City officials told the audience of about 40 people they thought Marlborough would benefit from being a part of the Metrowest RTA.
The Metrowest RTA was created by a law sponsored by State Sen. Karen Spilka, D-Ashland. When it launches Sunday July 1, it will allow member towns the option to use money formerly given to the Massachusetts Bay Transit Authority (MBTA) for transportation costs within their own borders.
City Councilor Paul Ferro said Marlborough pays the MBTA $230,000 a year because it abuts Southborough, which has a commuter rail station. Of that money, Ferro said only $54,000 is spent locally.
"So we just give [the MBTA] $184,000," Ferro said. "We could be spending it regionally."
Ferro said residents should think about where they want the money they spend on the MBTA to go.
"I don't see a T line [in Marlborough]," Ferro said. "You're all paying that, so where do you want to spend it?"
Marlborough is currently a member of the Worcester RTA, but can drop that membership to join the Metrowest RTA. Ferro said he thought Marlborough would benefit more from being in the Metrowest RTA.
"Do we integrate better with Worcester or Framingham?" Ferro said. "There is a lot of benefit in being with Framingham, but it's very early in the game."
The city offers three public transportation buses and vans: Assabet Valley Council on Aging, which is run by the Worcester RTA and serves senior citizens by appointment; the LIFT, which runs from the Solomon Pond Mall to the Framingham commuter rail station; and the Local Connection, a curb-tocurb service for Marlborough, Southborough and Westborough, also run by the Worcester RTA.
Ed Carr, the Metrowest RTA administrator, told residents none of the current public transportation services they use would be affected when the Metrowest RTA takes over, starting with the LIFT July 1.
Carr said the buses wouldn't even get repainted.
"There will be no change to the LIFT; it will still look like the LIFT," Carr said.
Responding to concerns about how often the buses break down, Carr said he couldn't promise better service.

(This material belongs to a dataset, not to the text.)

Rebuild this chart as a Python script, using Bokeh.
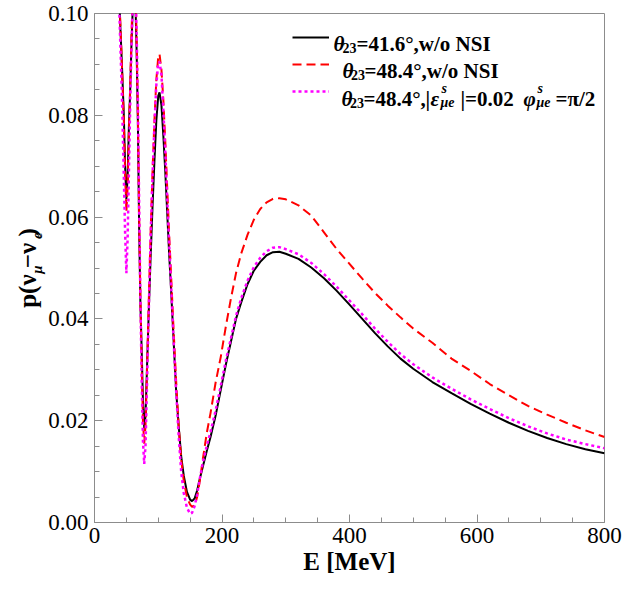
from bokeh.plotting import figure
from bokeh.models import (Label, Legend, LegendItem, FixedTicker, NumeralTickFormatter,
                          Range1d, LinearAxis)
from bokeh.embed import file_html
from bokeh.resources import INLINE

# Neutrino energy grid [MeV]
energy = [37, 40, 43, 46, 48, 50, 52, 54, 56, 58, 60, 62, 64, 66, 68, 70, 72, 74, 76, 78,
          80, 82, 85, 88, 91, 94, 97, 100, 102, 105, 108, 111, 114, 117, 120, 124, 128, 132, 136, 140,
          145, 150, 153, 157, 161, 165, 170, 176, 182, 190, 198, 206, 214, 222, 230, 240, 250, 260, 270, 280,
          290, 300, 320, 340, 360, 380, 400, 420, 440, 460, 480, 500, 530, 560, 590, 620, 650, 680, 710, 740,
          770, 800]

# theta23 = 41.6 deg, standard oscillation
p_std_416 = [0.113, 0.099, 0.090, 0.080, 0.070, 0.0635, 0.068, 0.078, 0.085, 0.094, 0.101, 0.106, 0.103, 0.093, 0.079, 0.058, 0.043, 0.034, 0.024, 0.0185,
             0.021, 0.029, 0.041, 0.052, 0.062, 0.071, 0.079, 0.0838, 0.0845, 0.082, 0.076, 0.069, 0.061, 0.053, 0.046, 0.036, 0.026, 0.019, 0.013, 0.0092,
             0.0060, 0.0045, 0.0042, 0.0047, 0.0063, 0.0085, 0.011, 0.014, 0.0168, 0.021, 0.026, 0.031, 0.0355, 0.040, 0.0432, 0.0468, 0.0495, 0.0512, 0.0525, 0.0531,
             0.0532, 0.0528, 0.0518, 0.0501, 0.0480, 0.0455, 0.0428, 0.0400, 0.0372, 0.0346, 0.0322, 0.0302, 0.0276, 0.0254, 0.0233, 0.0214, 0.0196, 0.0180, 0.0166, 0.0154,
             0.0144, 0.0136]

# theta23 = 48.4 deg, standard oscillation
p_std_484 = [0.113, 0.100, 0.090, 0.079, 0.069, 0.061, 0.066, 0.077, 0.086, 0.096, 0.104, 0.110, 0.106, 0.096, 0.081, 0.061, 0.044, 0.031, 0.020, 0.0155,
             0.019, 0.028, 0.043, 0.057, 0.069, 0.079, 0.087, 0.0915, 0.092, 0.089, 0.083, 0.075, 0.066, 0.057, 0.049, 0.038, 0.028, 0.019, 0.0125, 0.0082,
             0.0050, 0.0035, 0.0031, 0.0033, 0.0050, 0.0080, 0.0125, 0.0175, 0.0215, 0.0275, 0.0325, 0.0385, 0.0440, 0.0490, 0.0528, 0.0565, 0.0595, 0.0616, 0.0629, 0.0636,
             0.0637, 0.0635, 0.0623, 0.0603, 0.0570, 0.0537, 0.0508, 0.0479, 0.0451, 0.0426, 0.0403, 0.0381, 0.0353, 0.0322, 0.0298, 0.0272, 0.0250, 0.0229, 0.0212, 0.0196,
             0.0181, 0.0168]

# theta23 = 48.4 deg with NSI |eps_mue| = 0.02, phi_mue = pi/2
p_nsi_484 = [0.108, 0.096, 0.084, 0.068, 0.057, 0.049, 0.056, 0.069, 0.082, 0.093, 0.102, 0.108, 0.106, 0.097, 0.083, 0.063, 0.044, 0.028, 0.016, 0.0115,
             0.015, 0.025, 0.041, 0.056, 0.068, 0.078, 0.086, 0.0902, 0.0905, 0.088, 0.081, 0.073, 0.064, 0.055, 0.047, 0.036, 0.026, 0.017, 0.010, 0.0058,
             0.0029, 0.0017, 0.0019, 0.0032, 0.0055, 0.0085, 0.0118, 0.0150, 0.0178, 0.0220, 0.0268, 0.0318, 0.0362, 0.0406, 0.0440, 0.0475, 0.0502, 0.0520, 0.0533, 0.0540,
             0.0541, 0.0537, 0.0527, 0.0510, 0.0488, 0.0463, 0.0436, 0.0409, 0.0381, 0.0355, 0.0331, 0.0311, 0.0285, 0.0263, 0.0242, 0.0223, 0.0205, 0.0189, 0.0175, 0.0163,
             0.0154, 0.0146]

x_ticks = [0, 200, 400, 600, 800]
x_minor = [50, 100, 150, 250, 300, 350, 450, 500, 550, 650, 700, 750]
y_ticks = [0.0, 0.02, 0.04, 0.06, 0.08, 0.10]
y_minor = [0.005, 0.01, 0.015, 0.025, 0.03, 0.035, 0.045, 0.05, 0.055,
           0.065, 0.07, 0.075, 0.085, 0.09, 0.095]

SERIF = "Liberation Serif"
FRAME = "#8c8c8c"
W, H = 625, 595
FL, FB = 94, 522            # frame left / bottom edge on the page (px)
NB = "\u00a0"               # non-collapsing space used to lay out the y title

p = figure(width=W, height=H, output_backend="svg", toolbar_location=None,
           x_range=Range1d(0, 800), y_range=Range1d(0, 0.10),
           min_border_left=FL, min_border_right=21, min_border_top=13, min_border_bottom=H - FB)
p.grid.visible = False
p.background_fill_color = "white"
p.border_fill_color = "white"
p.outline_line_color = FRAME
p.outline_line_width = 1

for ax in (p.xaxis[0], p.yaxis[0]):
    ax.axis_line_color = FRAME
    ax.major_tick_line_color = FRAME
    ax.minor_tick_line_color = FRAME
    ax.major_tick_in = 8
    ax.major_tick_out = 0
    ax.minor_tick_in = 5
    ax.minor_tick_out = 0
    ax.major_label_text_font = SERIF
    ax.major_label_text_font_size = "23px"
    ax.major_label_text_color = "black"

p.xaxis.ticker = FixedTicker(ticks=x_ticks, minor_ticks=x_minor)
p.yaxis.ticker = FixedTicker(ticks=y_ticks, minor_ticks=y_minor)
p.yaxis.formatter = NumeralTickFormatter(format="0.00")
p.xaxis.major_label_standoff = 5
p.yaxis.major_label_standoff = 6

p.xaxis.axis_label = "E [MeV]"
p.xaxis.axis_label_text_font = SERIF
p.xaxis.axis_label_text_font_size = "25px"
p.xaxis.axis_label_text_font_style = "bold"
p.xaxis.axis_label_text_color = "black"
p.xaxis.axis_label_standoff = 2

# y title p(nu_mu - nu_e): the subscripts ride on the tick axis' label,
# the main run on a bare outer axis pulled back over it
ya = p.yaxis[0]
ya.axis_label = NB * 8 + "μ" + NB * 7 + "e"
ya.axis_label_text_font = SERIF
ya.axis_label_text_font_size = "15px"
ya.axis_label_text_font_style = "bold italic"
ya.axis_label_text_color = "black"
ya.axis_label_standoff = 0

title_axis = LinearAxis(ticker=FixedTicker(ticks=[], minor_ticks=[]),
                        axis_line_color=None, major_tick_line_color=None,
                        minor_tick_line_color=None, major_tick_in=0, major_tick_out=0,
                        minor_tick_in=0, minor_tick_out=0, major_label_standoff=0,
                        axis_label="p(ν" + NB + "−ν" + NB + ")",
                        axis_label_text_font=SERIF, axis_label_text_font_size="25px",
                        axis_label_text_font_style="bold", axis_label_text_color="black",
                        axis_label_standoff=-14)
p.add_layout(title_axis, "left")

r_black = p.line(energy, p_std_416, line_color="black", line_width=2)
r_red = p.line(energy, p_std_484, line_color="#ff0000", line_width=2, line_dash="9 5")
r_mag = p.line(energy, p_nsi_484, line_color="#ff00ff", line_width=2.5, line_dash="3 3")

# legend samples: rows centred near y = 37, 64, 91 px on the page
legend = Legend(items=[LegendItem(label=" ", renderers=[r_black]),
                       LegendItem(label=" ", renderers=[r_red]),
                       LegendItem(label=" ", renderers=[r_mag])],
                location=(292 - FL, FB - 101), glyph_width=37, glyph_height=20, label_height=20,
                spacing=7, padding=0, margin=0, label_standoff=0,
                border_line_alpha=0, background_fill_alpha=0, label_text_font_size="4px")
p.add_layout(legend)


def put(text, cx, cy, size, style="bold"):
    """Legend text run with its baseline start at page pixel (cx, cy)."""
    p.add_layout(Label(x=cx - FL, y=FB - cy, x_units="screen", y_units="screen",
                       text=text, text_font=SERIF, text_font_size=f"{size}px",
                       text_font_style=style, text_color="black",
                       text_align="left", text_baseline="alphabetic"))


put("θ", 333, 43.5, 21, "bold italic")
put("23", 342, 47.5, 14)
put("=41.6°,w/o NSI", 356, 43.5, 21)

put("θ", 342, 70.5, 21, "bold italic")
put("23", 350.5, 74.5, 14)
put("=48.4°,w/o NSI", 364, 70.5, 21)

put("θ", 341, 98, 21, "bold italic")
put("23", 349.5, 102, 14)
put("=48.4°,", 363, 98, 21)
put("|", 425, 98, 21)
put("ε", 430, 98, 21, "bold italic")
put("s", 441, 88, 14, "bold italic")
put("μe", 440, 102, 14, "bold italic")
put("|=0.02", 460, 98, 21)
put("φ", 523, 98, 21, "bold italic")
put("s", 537, 88, 14, "bold italic")
put("μe", 536, 102, 14, "bold italic")
put("=π/2", 555, 98, 21)

open("out.html", "w").write(file_html(p, INLINE))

"The new authority will work to make it better, but there will be no loss of service," he said.
Bryan Taberner, who manages the LIFT system, said the old buses will be replaced with new ones in a few months once the new fiscal year begins.
John Stasik, a Framingham selectman and the town's representative to the Metrowest RTA board, said Ashland, Natick, Wayland, Hopkinton, Holliston and Framingham have already committed to being a part of the new RTA. Stasik said the board is still waiting for Sudbury, Southborough and Marlborough. Stasik said Marlborough is the most important community that could be a part of the Metrowest RTA.

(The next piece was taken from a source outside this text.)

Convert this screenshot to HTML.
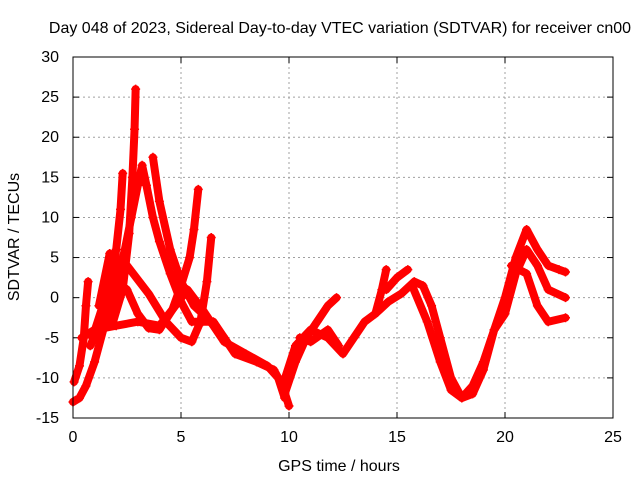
<!DOCTYPE html>
<html><head><meta charset="utf-8"><style>
body{margin:0;background:#fff}
svg text{font-family:"Liberation Sans",sans-serif;font-size:16px;fill:#000}
</style></head><body>
<svg id="c" width="640" height="480"></svg>
<script>
const xTicks=[0,5,10,15,20,25];
const yTicks=[-15,-10,-5,0,5,10,15,20,25,30];
const arcA=[[0,-13],[0.3,-12.5],[0.6,-11],[1,-8],[1.5,-3],[2,1.5],[2.4,6],[2.7,10],[3,14],[3.2,16.5],[3.4,14],[3.7,10],[4,7],[4.5,3],[5,-0.5],[5.5,-3],[6,-3],[6.5,-3],[7,-5],[7.5,-7],[8.5,-8],[9.3,-9],[9.7,-11],[10,-13.5]];
const arcB=[[0.05,-10.5],[0.3,-8.5],[0.5,-5],[0.6,-1],[0.7,2]];
const arcC=[[0.8,-6],[1.3,-3],[1.7,1],[2,6],[2.2,11],[2.3,15.5]];
const arcD=[[1.8,-3.5],[2.3,1],[2.6,8],[2.75,15],[2.85,21],[2.9,26]];
const arcE=[[1.2,-1],[1.7,5.5],[2.5,4],[3.5,0.5],[4.3,-3],[5,-5],[5.5,-5.5],[5.9,-3],[6.2,2],[6.4,7.5]];
const arcF=[[0.4,-5],[1,-4],[2,-3.5],[3,-3],[4,-3.5],[4.6,-1.5],[5,1.5],[5.4,5],[5.6,8.5],[5.8,13.5]];
const arcG=[[0.9,-5],[1.5,0],[2,2],[2.5,1],[3,-2],[3.5,-3.8],[4,-4],[4.6,-1.5],[5.3,1],[6,-1.5],[7,-5.5],[8,-7],[9,-8.5],[9.5,-10],[9.8,-12.5]];
const arcH=[[3.7,17.5],[4,12],[4.5,6],[5,2],[5.6,-1],[6.2,-2.5],[7,-5]];
const arcI=[[9.8,-12],[10.3,-8],[10.8,-5],[11.3,-3],[11.8,-1],[12.2,0]];
const arcJ=[[9.7,-11],[10.3,-6],[11,-4],[11.8,-5],[12.5,-7],[13,-5],[13.5,-3],[14,-2],[14.3,1],[14.5,3.5]];
const arcK=[[10.5,-5],[11,-5.5],[11.8,-4],[12.3,-6]];
const arcL=[[14,-2],[14.6,-0.5],[15.2,0.5],[15.8,2],[16.2,1.5],[16.6,-1],[17,-5],[17.5,-10],[18,-12.5],[18.5,-12],[19,-9],[19.5,-4],[20,0],[20.5,5],[21,8.5],[21.5,6],[22,4],[22.5,3.5],[22.8,3.2]];
const arcM=[[14.5,1],[15,2.5],[15.5,3.5]];
const arcN=[[15.7,1.5],[16.4,-3],[17,-8],[17.5,-11.5],[18,-12.5],[18.5,-11],[19,-8],[19.5,-4],[20,-2],[20.5,3],[21,6],[21.5,4],[22,1],[22.8,0]];
const arcO=[[20.3,4],[21,3],[21.5,-1],[22,-3],[22.8,-2.5]];
const series=[arcA,arcB,arcC,arcD,arcE,arcF,arcG,arcH,arcI,arcJ,arcK,arcL,arcM,arcN,arcO];
const X0=73,X1=613,Y0=418,Y1=57;
const sx=v=>X0+(v-0)/25*(X1-X0);
const sy=v=>Y0-(v+15)/45*(Y0-Y1);
const svg=document.getElementById('c');
const NS='http://www.w3.org/2000/svg';
function mk(t,a){const e=document.createElementNS(NS,t);for(const k in a)e.setAttribute(k,a[k]);svg.appendChild(e);return e;}
mk('rect',{x:0,y:0,width:640,height:480,fill:'#fff'});
xTicks.forEach(t=>{
 if(t>0&&t<25){const g=mk('line',{x1:sx(t),x2:sx(t),y1:Y1,y2:Y0,stroke:'#a0a0a0','stroke-dasharray':'2,3'});
 }
 mk('line',{x1:sx(t),x2:sx(t),y1:Y0,y2:Y0-6,stroke:'#000'});mk('line',{x1:sx(t),x2:sx(t),y1:Y1,y2:Y1+6,stroke:'#000'});
 const l=mk('text',{x:sx(t),y:Y0+24,'text-anchor':'middle'});l.textContent=t;
 
});
yTicks.forEach(t=>{
 if(t>-15&&t<30){const g=mk('line',{x1:X0,x2:X1,y1:sy(t),y2:sy(t),stroke:'#a0a0a0','stroke-dasharray':'2,3'});
 }
 mk('line',{x1:X0,x2:X0+6,y1:sy(t),y2:sy(t),stroke:'#000'});mk('line',{x1:X1,x2:X1-6,y1:sy(t),y2:sy(t),stroke:'#000'});
 const l=mk('text',{x:X0-14,y:sy(t)+5,'text-anchor':'end'});l.textContent=t;
 
});
series.forEach(s=>{
 const p=mk('polyline',{points:s.map(d=>sx(d[0])+','+sy(d[1])).join(' '),fill:'none',stroke:'#ff0000','stroke-width':8,'stroke-linejoin':'round','stroke-linecap':'round'});
 
 
 s.forEach(d=>{const m=mk('path',{d:`M${sx(d[0])-4.5},${sy(d[1])}h9M${sx(d[0])},${sy(d[1])-4.5}v9`,stroke:'#ff0000','stroke-width':1.5});
 
 });
});
const fr=mk('rect',{x:X0,y:Y1,width:X1-X0,height:Y0-Y1,fill:'none',stroke:'#000'});

const ti=mk('text',{x:340,y:33,'text-anchor':'middle'});ti.textContent='Day 048 of 2023, Sidereal Day-to-day VTEC variation (SDTVAR) for receiver cn00';

const xt=mk('text',{x:339,y:471,'text-anchor':'middle'});xt.textContent='GPS time / hours';

const yt=mk('text',{x:19,y:237,'text-anchor':'middle',transform:'rotate(-90 19 237)'});yt.textContent='SDTVAR / TECUs';

</script>
</body></html>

"Marlborough is the kingpin in the Metrowest," Stasik said. "We could have this done without Marlborough, but I'd much rather do it with them."
Stasik said communities don't usually see such a good deal from the state.

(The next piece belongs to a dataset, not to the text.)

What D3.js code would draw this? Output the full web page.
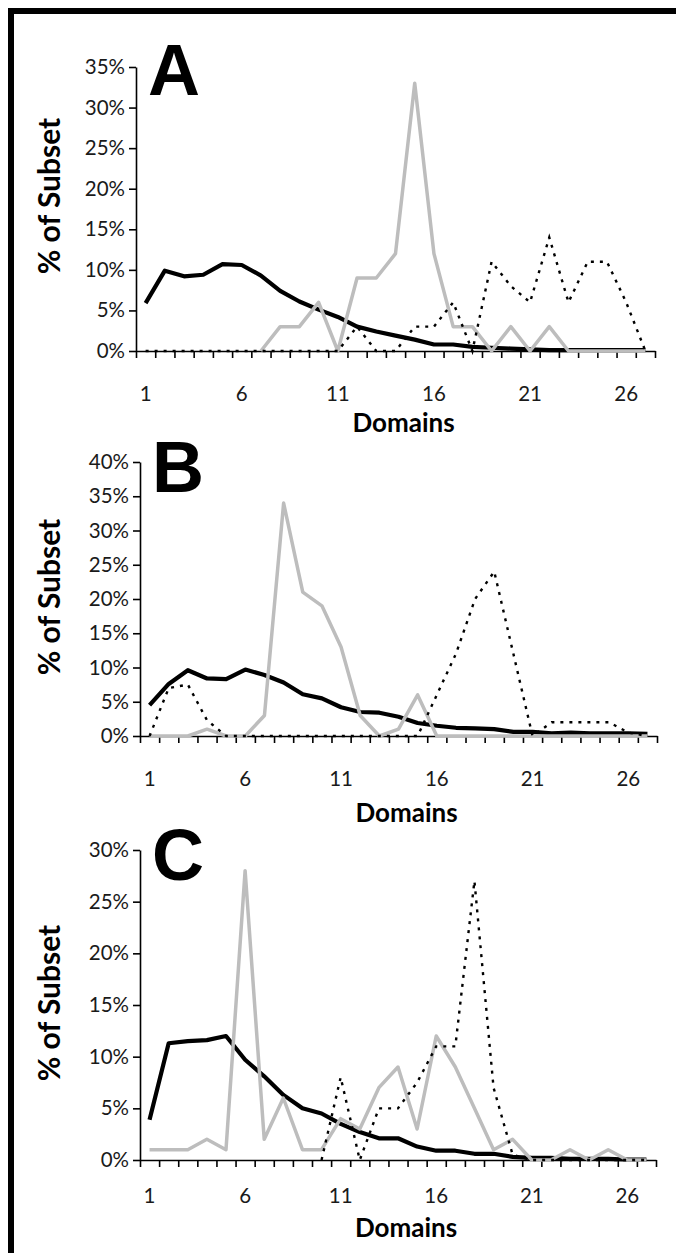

"The real coup is … there is no new money involved," Stasik said. "We can get better services without paying more money."
While there is no deadline to join the new transit authority, Stasik said the sooner Marlborough joins the better.
"The longer they wait, the more the system gets developed without Marlborough's input," Stasik said.
He said the other communities would be able to get bus routes in desirable locations, which Marlborough would miss out on if they don't act quickly.
Councilor at-Large Steven Levy said in order to join, the city can put the question on the ballot in November, or the state legislature can act to allow the City Council to make the decision.